Eduardo Fantato Rodrigues 17 de maio de 2010

Desde o anúncio da contratação de Ronaldo pelo Corinthians no fim de 2008, o futebol brasileiro parece viver um êxtase, da imprensa aos torcedores, das críticas à exaltação.

Talvez o contemporâneo (o tempo) não nos permita identificar o que Ronaldo representa para o futebol mundial. Talvez o contemporâneo brasileiro, especificamente, não nos permita isso. Quem sabe ainda o nosso passado e aquilo no que nos constituímos enquanto nação não nos possibilite olhar com os olhos de quem analisa a história e seus impactos.

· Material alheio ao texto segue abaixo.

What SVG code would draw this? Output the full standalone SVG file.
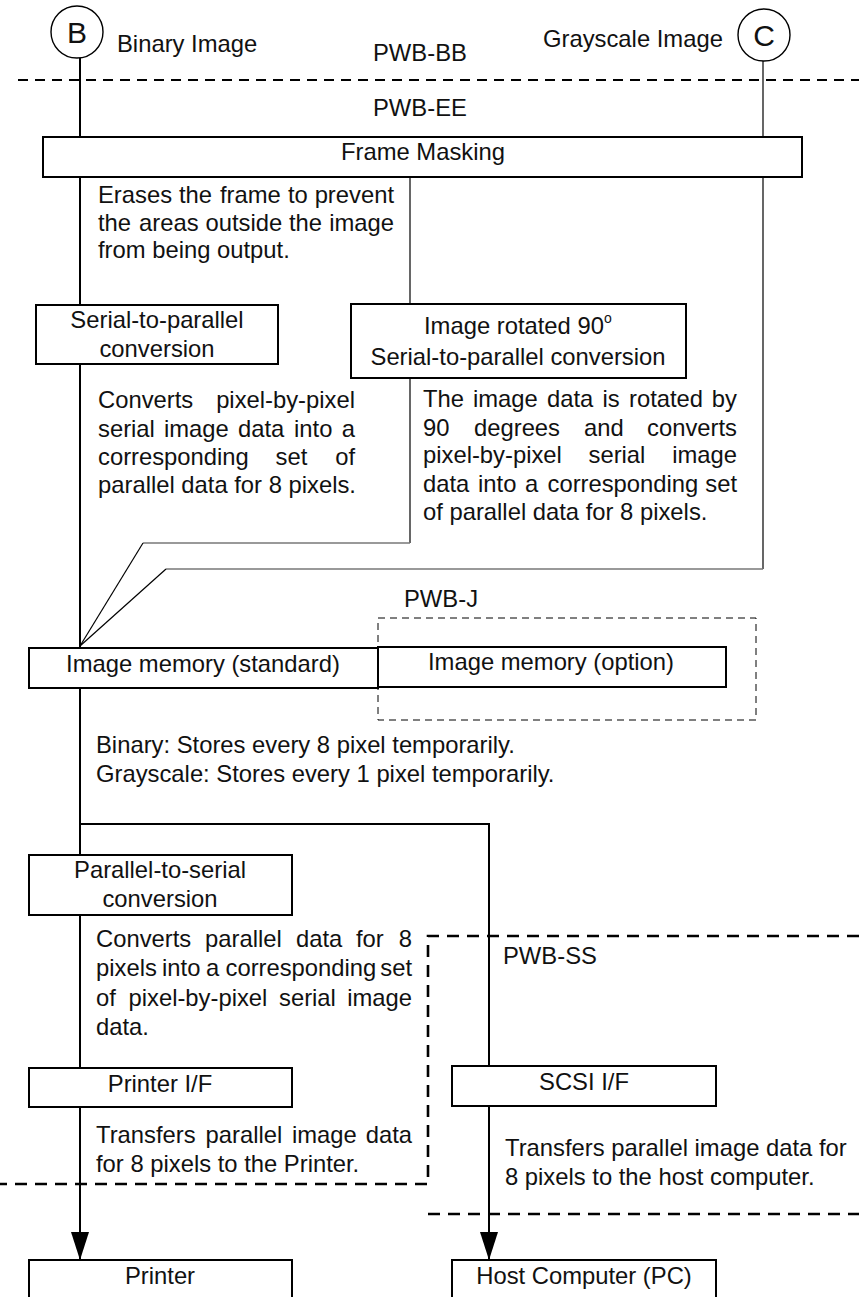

Nessa complexidade de tempo, na qual passado, contemporâneo e futuro ainda estão “vivos” em qualquer análise que se faça (afinal Ronaldo ainda está jogando), a complexidade do mito, do ídolo, traz à tona o sentimento e a exaltação do orgulho de ser brasileiro e não desistir jamais. Mais do que isso, traz à superfície da análise a projeção e identificação do ser humano com o ídolo.

Capaz de sensibilizar torcedores rivais, que se pegam comemorando um gol dele contra a sua própria equipe, sem peso nenhum na consciência, afinal é o Ronaldo, o momento é único. Torcemos por ele.

“A posição de torcedor, na vida, é a que nos traz mais tensão, emoção, alegrias, intensidades, tristezas, alternativas extremas do que existiu. Ser torcedor é uma forma de distrair-se e distrair a vida. A humanidade inteira é torcedora de alguma coisa, do partido político, clube ou religião. O torcedor, o nome o diz, é quem “torce” o real a seu favor, transformando o desejável em verdade, a concordância em direito; é quem supõe só haver virtude, verdade, direito e razão do próprio lado” (TAVOLA, xxxx, p.286).

Dos movimentos culturais, econômicos e políticos, cada ídolo adquire a sua representatividade, e através dessa complexidade, dessa teia de significados, parafraseando um professor que tive na universidade (Jocimar Daolio), as manifestações em torno são reflexos das próprias construções culturais – e com Ronaldo não poderia ser diferente.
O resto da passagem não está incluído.